_Set exercise_
Only the lines from the start of the data through the line with "FixedLocator, FixedFormatter, NullLocator" belong in the copy. Restate them word for word, minus the pictures.

━━━━━ Records for this exercise

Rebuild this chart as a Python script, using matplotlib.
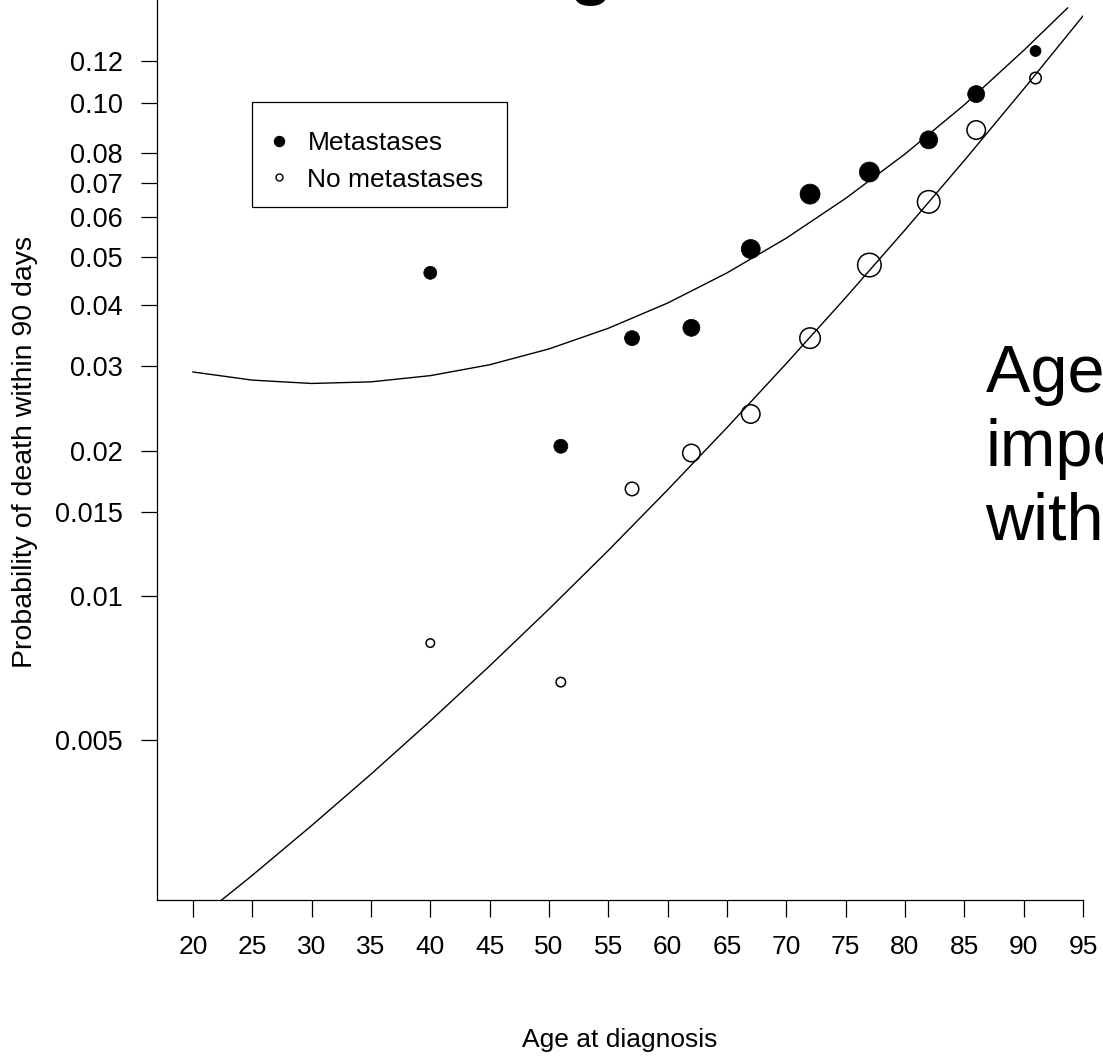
import matplotlib
matplotlib.use("Agg")
import matplotlib.pyplot as plt
from matplotlib.lines import Line2D
from matplotlib.patches import Rectangle
from matplotlib.ticker import FixedLocator, FixedFormatter, NullLocator

plt.rcParams['font.family'] = ['Liberation Sans', 'DejaVu Sans']

# ---------------- data ----------------
ages = [40, 51, 57, 62, 67, 72, 77, 82, 86, 91]
p_meta = [0.0464, 0.0205, 0.0342, 0.0359, 0.0518, 0.0666, 0.0736, 0.0850, 0.1040, 0.1252]
p_nometa = [0.00797, 0.00660, 0.01672, 0.01985, 0.0239, 0.0342, 0.0481, 0.0643, 0.0888, 0.1115]
# relative group weight (drawn as marker diameter)
w_meta = [13, 14, 15, 17, 19, 20, 20, 18, 17, 11]
w_nometa = [10, 11, 15, 19, 20, 22, 25, 24, 20, 13]

fit_meta_age = [20, 25, 30, 35, 40, 45, 50, 55, 60, 65, 70, 75, 80, 85, 90, 93.7]
fit_meta_p = [0.02916, 0.02806, 0.02762, 0.02783, 0.02866, 0.03017, 0.03251, 0.03582,
              0.04031, 0.04638, 0.05446, 0.06532, 0.0798, 0.09923, 0.1255, 0.1500]

fit_nometa_age = [20, 25, 30, 35, 40, 45, 50, 55, 60, 65, 70, 75, 80, 85, 90, 95]
fit_nometa_p = [0.002053, 0.002589, 0.003296, 0.004228, 0.005471, 0.007138, 0.00939,
                0.01245, 0.01665, 0.02240, 0.03035, 0.04134, 0.05655, 0.07752, 0.1063,
                0.1451]

xticks = list(range(20, 96, 5))
yticks = [0.005, 0.01, 0.015, 0.02, 0.03, 0.04, 0.05, 0.06, 0.07, 0.08, 0.10, 0.12]
ytick_labels = ['0.005', '0.01', '0.015', '0.02', '0.03', '0.04', '0.05', '0.06',
                '0.07', '0.08', '0.10', '0.12']
legend_labels = ['Metastases', 'No metastases']
side_text = ['Age is', 'important', 'without']

# ---------------- figure ----------------
W, H = 1103, 1058
fig = plt.figure(figsize=(W / 100, H / 100), dpi=100)
ax = fig.add_axes([157 / W, (H - 900) / H, (1083 - 157) / W, 900 / H])

ax.set_yscale('logit')
ax.set_xlim(16.97, 95)
ax.set_ylim(0.002297, 0.1550)

lw_line = 1.0
ax.plot(fit_meta_age, fit_meta_p, color='black', lw=lw_line, zorder=2)
ax.plot(fit_nometa_age, fit_nometa_p, color='black', lw=lw_line, zorder=2)

ax.scatter(ages, p_meta, s=[(d * 0.72) ** 2 for d in w_meta], facecolor='black',
           edgecolor='black', linewidths=0.5, zorder=3)
ax.scatter(ages, p_nometa, s=[((d - 1.5) * 0.72) ** 2 for d in w_nometa], facecolor='none',
           edgecolor='black', linewidths=1.1, zorder=3)

for sp in ['top', 'right']:
    ax.spines[sp].set_visible(False)
for sp in ['left', 'bottom']:
    ax.spines[sp].set_linewidth(0.9)

ax.xaxis.set_major_locator(FixedLocator(xticks))
ax.xaxis.set_major_formatter(FixedFormatter([str(t) for t in xticks]))
ax.yaxis.set_major_locator(FixedLocator(yticks))
ax.yaxis.set_major_formatter(FixedFormatter(ytick_labels))
ax.yaxis.set_minor_locator(NullLocator())
ax.xaxis.set_minor_locator(NullLocator())
ax.tick_params(axis='x', length=12, width=0.9, pad=13.5, labelsize=19, direction='out')
ax.tick_params(axis='y', length=11.5, width=0.9, pad=13, labelsize=19.5, direction='out')

fig.text(620 / W, 1 - 1040 / H, 'Age at diagnosis', ha='center', va='center', fontsize=19)
fig.text(25 / W, 1 - 452 / H, 'Probability of death within 90 days', rotation=90,
         ha='center', va='center', fontsize=20.5)

# legend box
ax.add_patch(Rectangle((252 / W, 1 - 207 / H), (507 - 252) / W, (207 - 102) / H,
                       transform=fig.transFigure, facecolor='white', clip_on=False,
                       edgecolor='black', linewidth=0.9, zorder=4))
handles = [Line2D([], [], ls='', marker='o', markersize=10 * 0.72, mfc='black', mec='black'),
           Line2D([], [], ls='', marker='o', markersize=7 * 0.72, mfc='white', mec='black',
                  mew=1.0)]
leg = ax.legend(handles, legend_labels, loc='upper left',
                bbox_to_anchor=(252 / W, 1 - 113 / H), bbox_transform=fig.transFigure,
                borderaxespad=0, frameon=False, fontsize=19,
                borderpad=0.7, handlelength=0.68, handletextpad=0.72, labelspacing=0.46,
                numpoints=1)
leg.set_zorder(5)

for i, t in enumerate(side_text):
    fig.text(985.5 / W, 1 - (392 + i * 74) / H, t, ha='left', va='baseline', fontsize=48)

fig.text(590 / W, 1 + 7.5 / H, 'g', ha='center', va='baseline', fontsize=50,
         fontweight='bold')

fig.savefig('out.png', dpi=100)
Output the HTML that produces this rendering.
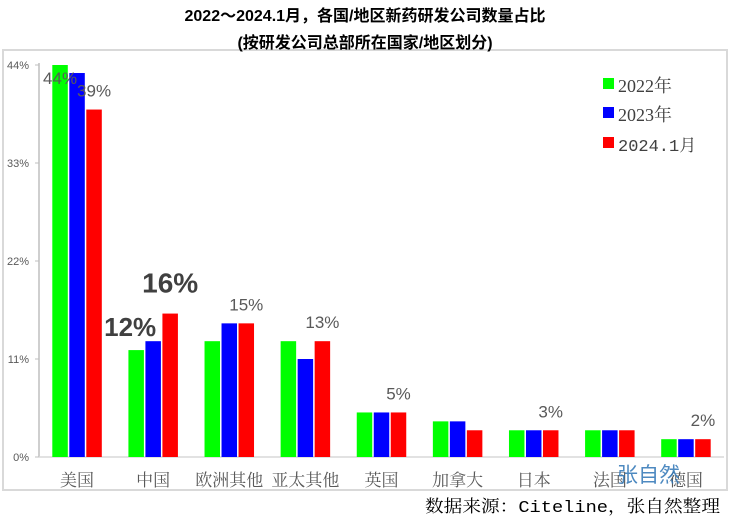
<!DOCTYPE html>
<html><head><meta charset="utf-8"><style>
body{margin:0;background:#fff;width:735px;height:517px;overflow:hidden}
svg text{font-family:"Liberation Sans","Noto Sans CJK SC",sans-serif}
.serif{font-family:"Liberation Serif","Noto Serif CJK SC",serif !important}
.mono{font-family:"Liberation Mono","Noto Serif CJK SC",monospace !important}
</style></head><body>
<svg id="chart" width="735" height="517">
<rect x="3" y="50" width="724" height="440" fill="none" stroke="#d9d9d9" stroke-width="2"/>
<text x="365" y="21" text-anchor="middle" font-size="16" font-weight="bold" fill="#000">2022～2024.1月，各国/地区新药研发公司数量占比</text>
<text x="365" y="48" text-anchor="middle" font-size="16" font-weight="bold" fill="#000">(按研发公司总部所在国家/地区划分)</text>
<g id="axes"></g><g id="bars"></g><g id="labels"></g>
<g>
<rect x="603" y="78" width="11" height="11" fill="#00ff00"/>
<text class="serif" x="618" y="92" font-size="18" fill="#404040">2022年</text>
<rect x="603" y="107" width="11" height="11" fill="#0000ff"/>
<text class="serif" x="618" y="121" font-size="18" fill="#404040">2023年</text>
<rect x="603" y="137" width="11" height="11" fill="#ff0000"/>
<text class="mono" x="618" y="151" font-size="17" fill="#404040">2024.1月</text>
</g>
<text x="617" y="482" font-size="21" fill="#2e75b6" opacity="0.85">张自然</text>
<text class="mono" x="425" y="512" font-size="17" fill="#000" textLength="295" lengthAdjust="spacingAndGlyphs">数据来源：Citeline，张自然整理</text>
</svg>
<script>
const categories=["美国","中国","欧洲其他","亚太其他","英国","加拿大","日本","法国","德国"];
const s2022=[44,12,13,13,5,4,3,3,2];
const s2023=[43.1,13,15,11,5,4,3,3,2];
const s2024=[39,16.1,15,13,5,3,3,3,2];
const yTicks=[0,11,22,33,44];
const yTickLabels=["0%","11%","22%","33%","44%"];
const pointLabels=["39%","16%","15%","13%","5%","","3%","","2%"];
const NS="http://www.w3.org/2000/svg";
const x0=39,x1=724,y0=457,yTop=65,yMax=44;
const y=v=>y0-(v/yMax)*(y0-yTop);
const band=(x1-x0)/categories.length;
const xc=i=>x0+band*(i+0.5);
function mk(tag,attrs,parent,txt){const e=document.createElementNS(NS,tag);for(const k in attrs)e.setAttribute(k,attrs[k]);if(txt!==undefined)e.textContent=txt;parent.appendChild(e);return e;}
const axes=document.getElementById('axes'),bars=document.getElementById('bars'),labels=document.getElementById('labels');
let l=mk('line',{x1:x0,y1:yTop-2,x2:x0,y2:y0,stroke:'#bfbfbf','stroke-width':1.5},axes);


l=mk('line',{x1:x0,y1:y0,x2:x1,y2:y0,stroke:'#d9d9d9','stroke-width':1.5},axes);


yTicks.forEach((t,i)=>{
 const tk=mk('line',{x1:x0-4,y1:y(t),x2:x0,y2:y(t),stroke:'#bfbfbf'},axes);
 
 
 const tx=mk('text',{x:x0-10,y:y(t)+4,'text-anchor':'end','font-size':11,fill:'#595959'},axes,yTickLabels[i]);
 
 
});
const series=[[s2022,'#00ff00','2022'],[s2023,'#0000ff','2023'],[s2024,'#ff0000','2024']];
const bw=15.5,gap=1.5;
categories.forEach((c,i)=>{
 series.forEach(([arr,col,nm],j)=>{
  const bx=xc(i)+(j-1)*(bw+gap)-bw/2;
  const r=mk('rect',{x:bx,y:y(arr[i]),width:bw,height:y0-y(arr[i]),fill:col},bars);
  
  
 });
 const cl=mk('text',{x:xc(i),y:486,'text-anchor':'middle','font-size':17,fill:'#595959',class:'serif'},labels,c);
 
 
 if(!pointLabels[i]) return;
 const big=(i===1);
 const lx=xc(i)+(bw+gap);
 const pl=mk('text',{x:lx,y:y(s2024[i])-(big?21:13),'text-anchor':'middle','font-size':big?28:17,'font-weight':big?'bold':'normal',fill:big?'#404040':'#595959'},labels,pointLabels[i]);
 
 
});
let t=mk('text',{x:xc(0)-(bw+gap),y:y(s2022[0])+19,'text-anchor':'middle','font-size':17,fill:'#595959'},labels,s2022[0]+"%");


t=mk('text',{x:xc(1)-(bw+gap)-6,y:y(s2022[1])-14,'text-anchor':'middle','font-size':26,'font-weight':'bold',fill:'#404040'},labels,s2022[1]+"%");


</script>
</body></html>
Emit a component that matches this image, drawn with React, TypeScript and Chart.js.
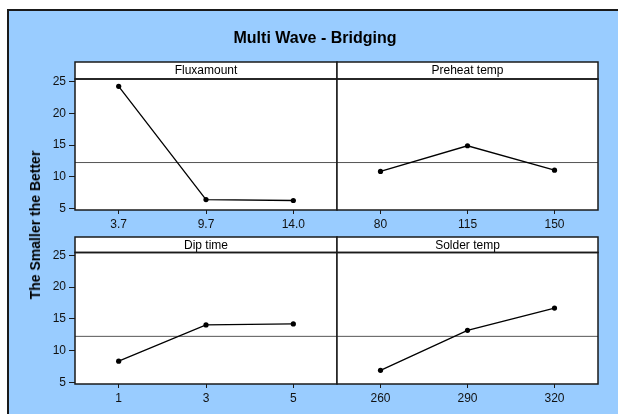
import React, { useEffect, useRef } from "react";
import { Chart, registerables } from "chart.js";

Chart.register(...registerables);

// ---- data ----
const TITLE = "Multi Wave - Bridging";
const Y_LABEL = "The Smaller the Better";
const FACTOR_NAMES = ["Fluxamount", "Preheat temp", "Dip time", "Solder temp"];
const FLUX_LEVELS = ["3.7", "9.7", "14.0"];
const FLUX_MEANS = [24.3, 6.4, 6.25];
const PREHEAT_LEVELS = ["80", "115", "150"];
const PREHEAT_MEANS = [10.85, 14.9, 11.05];
const DIP_LEVELS = ["1", "3", "5"];
const DIP_MEANS = [8.35, 14.05, 14.2];
const SOLDER_LEVELS = ["260", "290", "320"];
const SOLDER_MEANS = [6.9, 13.2, 16.7];
const GRAND_MEAN = 12.25;
const Y_TICKS = [5, 10, 15, 20, 25];
const Y_MIN = 4.75;
const Y_MAX = 25.45;

const PANELS = [
  { name: FACTOR_NAMES[0], levels: FLUX_LEVELS, means: FLUX_MEANS },
  { name: FACTOR_NAMES[1], levels: PREHEAT_LEVELS, means: PREHEAT_MEANS },
  { name: FACTOR_NAMES[2], levels: DIP_LEVELS, means: DIP_MEANS },
  { name: FACTOR_NAMES[3], levels: SOLDER_LEVELS, means: SOLDER_MEANS },
];

// ---- layout ----
const W = 618;
const H = 414;
const COLS = [
  [75, 337],
  [337, 598],
];
const ROWS = [
  { strip: 62, top: 79, bottom: 210 },
  { strip: 237, top: 252.5, bottom: 384 },
];
const Y_AXIS_W = 30;
const X_AXIS_H = 24;
const FONT = 'Arial, "Liberation Sans", sans-serif';
const DARK = "#1a1a1a";

function makeDecor(label: string, stripTop: number) {
  return {
    id: "panelDecor",
    beforeDraw(chart: any) {
      const { ctx, chartArea: a } = chart;
      ctx.save();
      ctx.fillStyle = "#ffffff";
      ctx.fillRect(a.left, a.top, a.right - a.left, a.bottom - a.top);
      ctx.restore();
    },
    beforeDatasetsDraw(chart: any) {
      const { ctx, chartArea: a, scales } = chart;
      const y = scales.y.getPixelForValue(GRAND_MEAN);
      ctx.save();
      ctx.strokeStyle = "#555555";
      ctx.lineWidth = 1;
      ctx.beginPath();
      ctx.moveTo(a.left, y);
      ctx.lineTo(a.right, y);
      ctx.stroke();
      ctx.restore();
    },
    afterDraw(chart: any) {
      const { ctx, chartArea: a } = chart;
      ctx.save();
      // strip
      ctx.fillStyle = "#ffffff";
      ctx.fillRect(a.left, stripTop, a.right - a.left, a.top - stripTop);
      ctx.strokeStyle = DARK;
      ctx.lineWidth = 1.5;
      ctx.strokeRect(a.left, stripTop, a.right - a.left, a.top - stripTop);
      ctx.fillStyle = "#000000";
      ctx.font = `12px ${FONT}`;
      ctx.textAlign = "center";
      ctx.textBaseline = "middle";
      ctx.fillText(label, (a.left + a.right) / 2, (stripTop + a.top) / 2 + 0.5);
      // frame
      ctx.strokeRect(a.left, a.top, a.right - a.left, a.bottom - a.top);
      ctx.restore();
    },
  };
}

function makeConfig(p: any, i: number): any {
  const r = Math.floor(i / 2);
  const c = i % 2;
  const row = ROWS[r];
  const col = COLS[c];
  const tickFont = { family: FONT, size: 12 };
  const yScale: any =
    c === 0
      ? {
          min: Y_MIN,
          max: Y_MAX,
          afterBuildTicks: (s: any) => {
            s.ticks = Y_TICKS.map((v) => ({ value: v }));
          },
          afterFit: (s: any) => {
            s.width = Y_AXIS_W;
          },
          grid: { drawOnChartArea: false, drawTicks: true, tickLength: 6, color: DARK, lineWidth: 1 },
          border: { display: false },
          ticks: { color: "#111", font: tickFont, padding: 3 },
        }
      : { display: false, min: Y_MIN, max: Y_MAX };
  return {
    type: "line",
    data: {
      labels: p.levels,
      datasets: [
        {
          data: p.means,
          borderColor: "#000",
          borderWidth: 1.3,
          pointRadius: 2.6,
          pointBackgroundColor: "#000",
          pointBorderWidth: 0,
          tension: 0,
          fill: false,
        },
      ],
    },
    options: {
      responsive: false,
      animation: false,
      devicePixelRatio: 1,
      layout: {
        padding: {
          left: c === 0 ? col[0] - Y_AXIS_W : col[0],
          right: W - col[1],
          top: row.top,
          bottom: H - row.bottom - X_AXIS_H,
        },
      },
      plugins: { legend: { display: false }, tooltip: { enabled: false }, title: { display: false } },
      scales: {
        x: {
          type: "category",
          offset: true,
          afterFit: (s: any) => {
            s.height = X_AXIS_H;
          },
          grid: { drawOnChartArea: false, drawTicks: true, tickLength: 4, color: DARK, lineWidth: 1 },
          border: { display: false },
          ticks: { color: "#111", font: tickFont, padding: 3, maxRotation: 0, autoSkip: false },
        },
        y: yScale,
      },
    },
    plugins: [makeDecor(p.name, row.strip)],
  };
}

export default function App() {
  const r0 = useRef<HTMLCanvasElement>(null);
  const r1 = useRef<HTMLCanvasElement>(null);
  const r2 = useRef<HTMLCanvasElement>(null);
  const r3 = useRef<HTMLCanvasElement>(null);
  const refs = [r0, r1, r2, r3];

  useEffect(() => {
    const charts = PANELS.map((p, i) => new Chart(refs[i].current as HTMLCanvasElement, makeConfig(p, i)));
    return () => charts.forEach((ch) => ch.destroy());
  }, []);

  return (
    <div style={{ position: "fixed", left: 0, top: 0, width: W, height: H, background: "#ffffff", overflow: "hidden" }}>
      <div
        style={{
          position: "absolute",
          left: 7,
          top: 9,
          right: -10,
          bottom: -10,
          background: "#99ccff",
          borderLeft: `2px solid ${DARK}`,
          borderTop: `2px solid ${DARK}`,
        }}
      />
      {refs.map((ref, i) => (
        <canvas
          key={i}
          ref={ref}
          width={W}
          height={H}
          style={{ position: "absolute", left: 0, top: 0, width: W, height: H }}
        />
      ))}
      <div
        style={{
          position: "absolute",
          left: 0,
          width: 630,
          top: 29,
          lineHeight: "20px",
          textAlign: "center",
          font: `bold 16px ${FONT}`,
          color: "#000",
        }}
      >
        {TITLE}
      </div>
      <div
        style={{
          position: "absolute",
          left: 35,
          top: 225,
          transform: "translate(-50%, -50%) rotate(-90deg)",
          whiteSpace: "nowrap",
          font: `bold 14px ${FONT}`,
          color: "#000",
        }}
      >
        {Y_LABEL}
      </div>
    </div>
  );
}
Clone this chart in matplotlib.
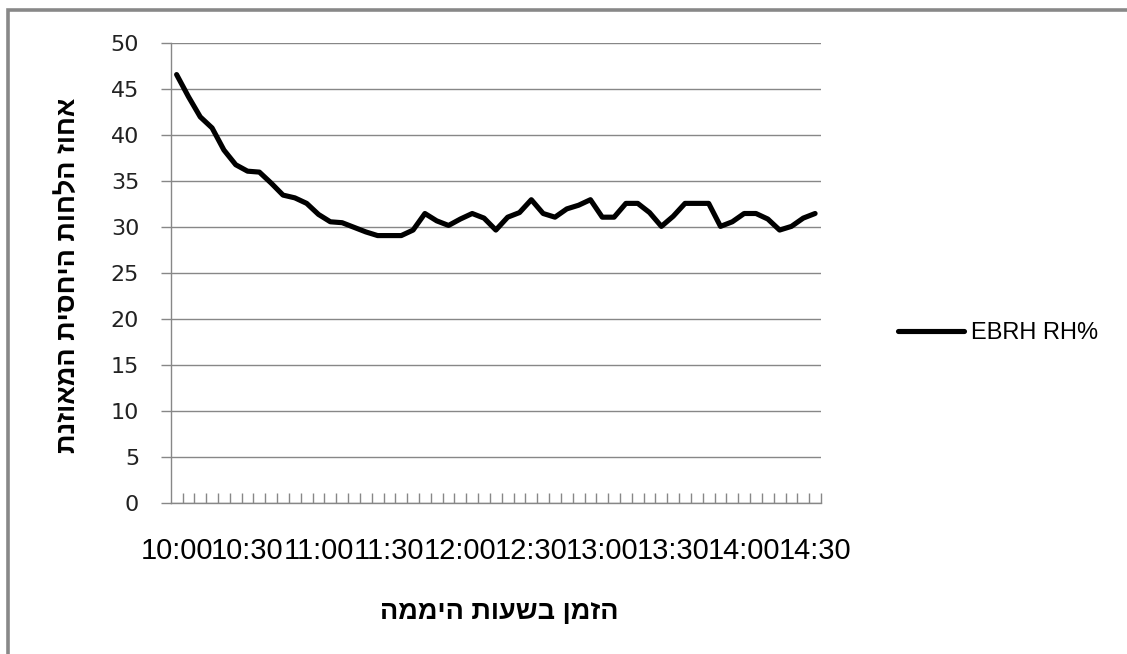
import matplotlib
matplotlib.use("Agg")
import matplotlib.pyplot as plt
from matplotlib.lines import Line2D
from matplotlib.ticker import FixedLocator, MultipleLocator

# Sampling times, every five minutes from 10:00 to 14:30
times = ["10:00", "10:05", "10:10", "10:15", "10:20", "10:25",
         "10:30", "10:35", "10:40", "10:45", "10:50", "10:55",
         "11:00", "11:05", "11:10", "11:15", "11:20", "11:25",
         "11:30", "11:35", "11:40", "11:45", "11:50", "11:55",
         "12:00", "12:05", "12:10", "12:15", "12:20", "12:25",
         "12:30", "12:35", "12:40", "12:45", "12:50", "12:55",
         "13:00", "13:05", "13:10", "13:15", "13:20", "13:25",
         "13:30", "13:35", "13:40", "13:45", "13:50", "13:55",
         "14:00", "14:05", "14:10", "14:15", "14:20", "14:25",
         "14:30"]

# Equilibrium relative humidity (%)
rh_values = [46.6, 44.2, 42.0, 40.8, 38.4, 36.8,
             36.1, 36.0, 34.8, 33.5, 33.2, 32.6,
             31.4, 30.6, 30.5, 30.0, 29.5, 29.1,
             29.1, 29.1, 29.7, 31.5, 30.7, 30.2,
             30.9, 31.5, 31.0, 29.7, 31.1, 31.6,
             33.0, 31.5, 31.1, 32.0, 32.4, 33.0,
             31.1, 31.1, 32.6, 32.6, 31.6, 30.1,
             31.2, 32.6, 32.6, 32.6, 30.1, 30.6,
             31.5, 31.5, 30.9, 29.7, 30.1, 31.0,
             31.5]

series_name = "EBRH RH%"
y_title = "אחוז הלחות היחסית המאוזנת"
x_title = "הזמן בשעות היממה"
label_every = 6

W, H = 1127, 654
GRAY = "#878787"

fig = plt.figure(figsize=(W / 100, H / 100), dpi=100)
ax = fig.add_axes([170.7 / W, 1 - 503.3 / H, (821 - 170.7) / W, (503.3 - 43.3) / H])

x = list(range(len(times)))
line, = ax.plot(x, rh_values, color="black", lw=3.7, solid_joinstyle="round",
                solid_capstyle="round", label=series_name, zorder=3)

ax.set_xlim(-0.5, len(times) - 0.5)
ax.set_ylim(0, 50)

# Value axis
ax.yaxis.set_major_locator(MultipleLocator(5))
ax.grid(axis="y", color=GRAY, lw=1.0)
ax.set_axisbelow(True)
ax.tick_params(axis="y", which="major", direction="out", length=7.2, width=1.0,
               color=GRAY, pad=15.5, labelsize=16, labelcolor="#222222")
for t in ax.get_yticklabels():
    t.set_fontfamily("DejaVu Sans")

# Category axis: labels every half hour, tick marks between categories
lab_pos = x[::label_every]
ax.xaxis.set_major_locator(FixedLocator(lab_pos))
ax.set_xticklabels([times[i] for i in lab_pos], fontfamily="Liberation Sans",
                   fontsize=21, color="black")
ax.xaxis.set_minor_locator(FixedLocator([i + 0.5 for i in x]))
ax.tick_params(axis="x", which="major", length=0, pad=24)
ax.tick_params(axis="x", which="minor", direction="in", length=7.2, width=1.0,
               color=GRAY)

for side in ("top", "right"):
    ax.spines[side].set_visible(False)
for side in ("left", "bottom"):
    ax.spines[side].set_color(GRAY)
    ax.spines[side].set_linewidth(1.0)

# Hebrew titles (characters reversed for right-to-left display)
fig.text(68 / W, 1 - 275 / H, y_title[::-1], rotation=90, ha="center", va="center",
         fontfamily="Liberation Sans", fontweight="bold", fontsize=19.5)
fig.text(499 / W, 1 - 612 / H, x_title[::-1], ha="center", va="center",
         fontfamily="Liberation Sans", fontweight="bold", fontsize=19.5)

# Legend
fig.legend(handles=[line], loc="center left", bbox_to_anchor=(898 / W, 1 - 333 / H),
           frameon=False, borderpad=0, borderaxespad=0, handlelength=2.8,
           handletextpad=0.3, prop={"family": "Liberation Sans", "size": 17})

# Chart frame: left and top edges (the rest lies outside the image)
fx, fy = 8 / W, 1 - 9.5 / H
fig.add_artist(Line2D([fx, fx, 1.05], [-0.05, fy, fy], transform=fig.transFigure,
                      color="#888888", lw=2.6, solid_joinstyle="miter"))

fig.savefig("out.png", dpi=100)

━━━━━━━━━━

_Response_
Rebuild this chart as a Python script, using matplotlib.
import matplotlib
matplotlib.use("Agg")
import matplotlib.pyplot as plt
from matplotlib.lines import Line2D
from matplotlib.patches import Rectangle
from matplotlib.ticker import FixedLocator, FixedFormatter, NullLocator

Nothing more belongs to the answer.